Hopefully we will hear more on the ventriculomegaly next week. At the moment there is some sense of relief, though, as we begin to understand what is causing the microcephaly.

Thursday, March 3, 2011

Still Waiting

Just wanted to let everyone know that we are still waiting to hear back from the neurologist. They literally took hundreds of images of Lily so we may not hear anything until next week. But I'll update as soon as we know anything.

Tuesday, March 1, 2011

We're Home!

Lily made it through the MRI just fine! We're home and resting. We should hear from the neurologist in the next couple days.

Monday, February 28, 2011

MRI

I just wanted to let everyone know that Lily will be having her MRI tomorrow, Tuesday March 1st, at 7:30am PDT. The entire procedure and recovery time should take about 4-5 hours. She'll be under anesthesia for most of it. I will try to post as soon as we are out of recovery and let everyone know that she's ok. Thank you in advance for your thoughts and prayers.

Friday, February 18, 2011

Where to Begin...

This is Lily. She will be 7 months old this Monday. She and her older sister Elise are the lights of our lives. This Wednesday, Lily was diagnosed with microcephaly.
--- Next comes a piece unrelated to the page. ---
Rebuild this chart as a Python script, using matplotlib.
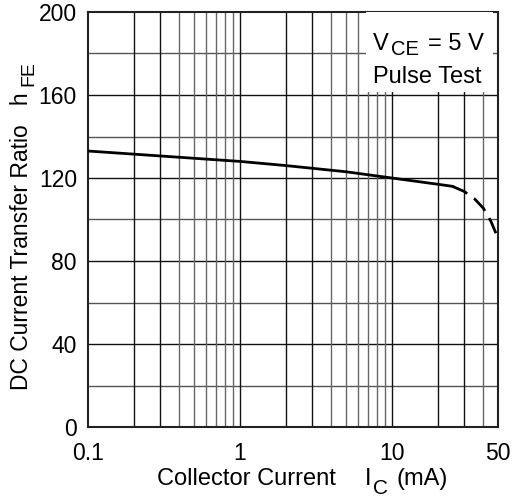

Back in December of last year, the family doctor we were seeing noticed that Lily's head size was falling down the charts. She was born at the 25th percentile in July and by December was down to the 3rd percentile. He also noticed that her soft spot was very small. He suggested that it might be a condition called craniosynostosis and referred us to a team of specialists at Lucile Packard Children's Hospital.
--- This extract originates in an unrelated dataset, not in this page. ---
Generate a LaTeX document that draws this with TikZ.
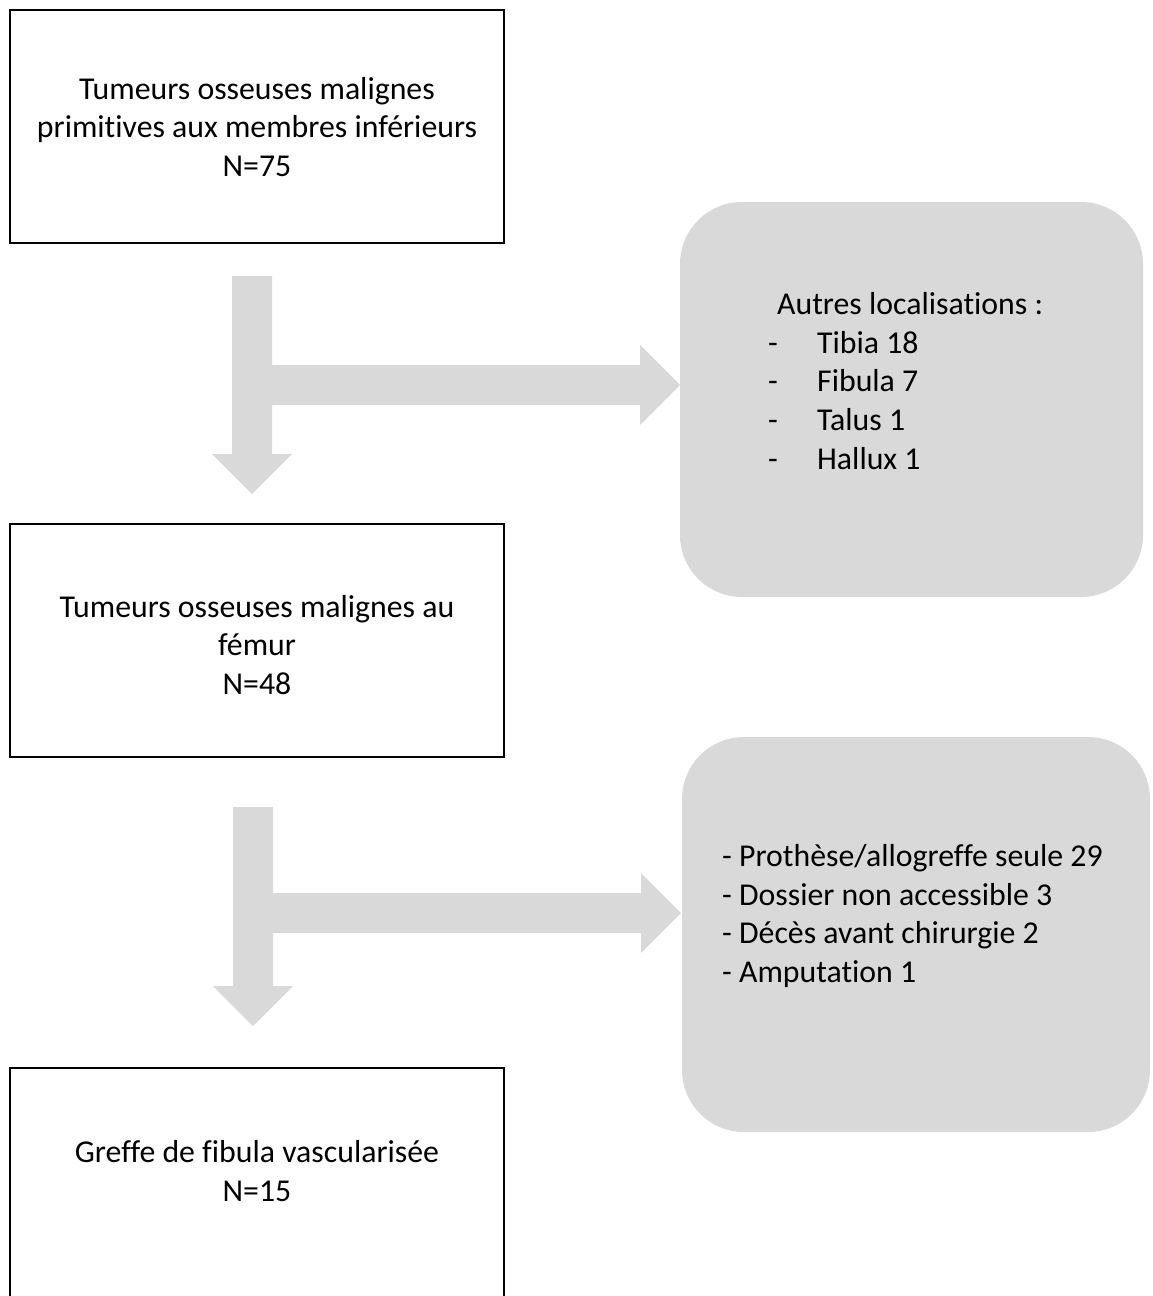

After a CT scan and seeing a craniofacial surgeon and neurosurgeon, we were told that the suture running from Lily's soft spot to the bridge of her nose was prematurely fused. But it was mild enough that she was not in need of surgery at that time. Yay! We thought we'd dodged a bullet and went home happy.

Two weeks ago we went in for Lily's six month check up and her head was exactly the same size as it had been in December. It now is no longer on any growth charts but is two standard deviations below the chart (i.e. her head is two centimeters smaller than the lowest percentile on the growth chart). The pediatrician was concerned and ordered numerous tests. All the bloodwork came back clear: no food allergies, no viruses, no blood disorders. Her physical exam showed that she was behind on her motor skills (no rolling over, grasping objects, or sitting up) and that her arms were a bit weak and her legs overly rigid. We were referred to a neurologist and an orthopedic surgeon to check out an abnormality in her left hip which was noticed in an xray.
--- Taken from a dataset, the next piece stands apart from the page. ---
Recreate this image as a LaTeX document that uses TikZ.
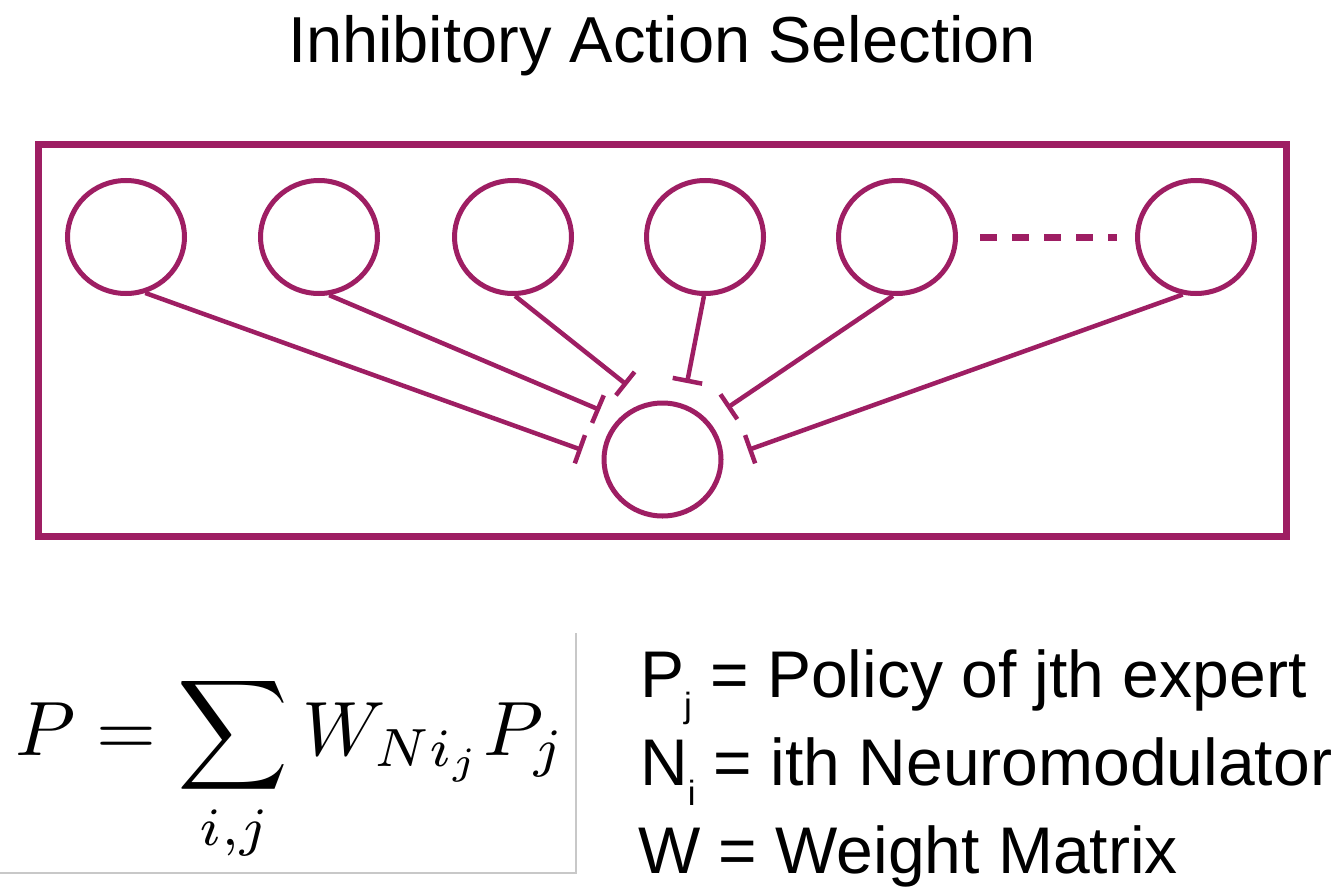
\documentclass[tikz,border=0pt]{standalone}
\usepackage{fontspec}
\setmainfont{Liberation Sans}
\usepackage{amsmath}
\usepackage{graphicx}
\usetikzlibrary{shapes.geometric,arrows.meta}
\definecolor{mag}{RGB}{158,30,99}
\definecolor{sepgray}{RGB}{200,200,200}
\tikzset{
  neuron/.style={ellipse,draw=mag,line width=5pt,minimum width=117pt,minimum height=113pt,inner sep=0pt},
  inh/.style={draw=mag,line width=4.5pt,-{Bar[width=30pt]}},
  legend/.style={anchor=base west,inner sep=0pt,font=\fontsize{66}{72}\selectfont},
}
\newcommand{\subdown}[1]{\raisebox{-20pt}{\fontsize{35}{35}\selectfont #1}}
\begin{document}
\begin{tikzpicture}[x=1pt,y=-1pt]
\useasboundingbox (0,0) rectangle (1343,888);
\fill[white] (0,0) rectangle (1343,888);
% title
\node[anchor=base,inner sep=0pt,font=\fontsize{65}{72}\selectfont] (title) at (662,63) {Inhibitory Action Selection};
% frame
\draw[mag,line width=7pt] (38,144) rectangle (1286,536);
% neurons
\node[neuron] (c1) at (126,237) {};
\node[neuron] (c2) at (319,237) {};
\node[neuron] (c3) at (513,237) {};
\node[neuron] (c4) at (705,237) {};
\node[neuron] (c5) at (897,237) {};
\node[neuron] (c6) at (1196,237) {};
\node[neuron] (out) at (662.5,459.5) {};
% dashed ellipsis
\coordinate (d1) at (980,237);
\coordinate (d2) at (1117,237);
\draw[mag,line width=7pt,dash pattern=on 17pt off 15pt] (d1) -- (d2);
% inhibitory connector ends
\coordinate (t1) at (582,450);
\coordinate (t2) at (600,410);
\coordinate (t3) at (627,385);
\coordinate (t4) at (687,383);
\coordinate (t5) at (727,408);
\coordinate (t6) at (748,450);
\draw[inh] (c1.-71) -- (t1);
\draw[inh] (c2.-80) -- (t2);
\draw[inh] (c3.-88) -- (t3);
\draw[inh] (c4.-91) -- (t4);
\draw[inh] (c5.-94) -- (t5);
\draw[inh] (c6.-103) -- (t6);
% formula
\node[anchor=base west,inner sep=0pt] (formula) at (15,755) {\resizebox{550pt}{!}{$\displaystyle P=\sum_{i,j}W_{Ni_j}P_j$}};
\coordinate (g1) at (576,633);
\coordinate (g2) at (576,873);
\coordinate (g3) at (0,873);
\draw[sepgray,line width=2pt] (g1) -- (g2) -- (g3);
% legend
\node[legend] (l1) at (640,697) {P\subdown{j} = Policy of jth expert};
\node[legend] (l2) at (640,785) {N\subdown{i} = ith Neuromodulator};
\node[legend] (l3) at (638,873) {W = Weight Matrix};
\end{tikzpicture}
\end{document}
This Wednesday we were able to get in to see the neurologist (thanks, apparently, to the pediatrician calling him personally and begging to get us in ASAP). He immediately diagnosed her with microcephaly. After a thorough exam and taking a medical history, he felt that it is not degenerative. Lily is scheduled to have a full body MRI on March 1st, which will, hopefully, confirm his gut reaction. She will have to be fully sedated for 4-5 hours for this procedure.

We are trying to stay hopeful. She is a beautiful, loving little girl. She knows who her family members are and squeals when we play with her. She's doing her best to roll over. She loves music, being sung to, and dancing around. Right now we are just hoping that this diagnosis will not be that this is fatal.

Mostly I started this blog to keep friends and family informed. I don't feel that I can explain all of this repeatedly because it is just too scary and emotionally taxing right now. I will try to update this space as soon as we have new information. We appreciate all the love and thoughts and phone calls, emails, etc. Thank you.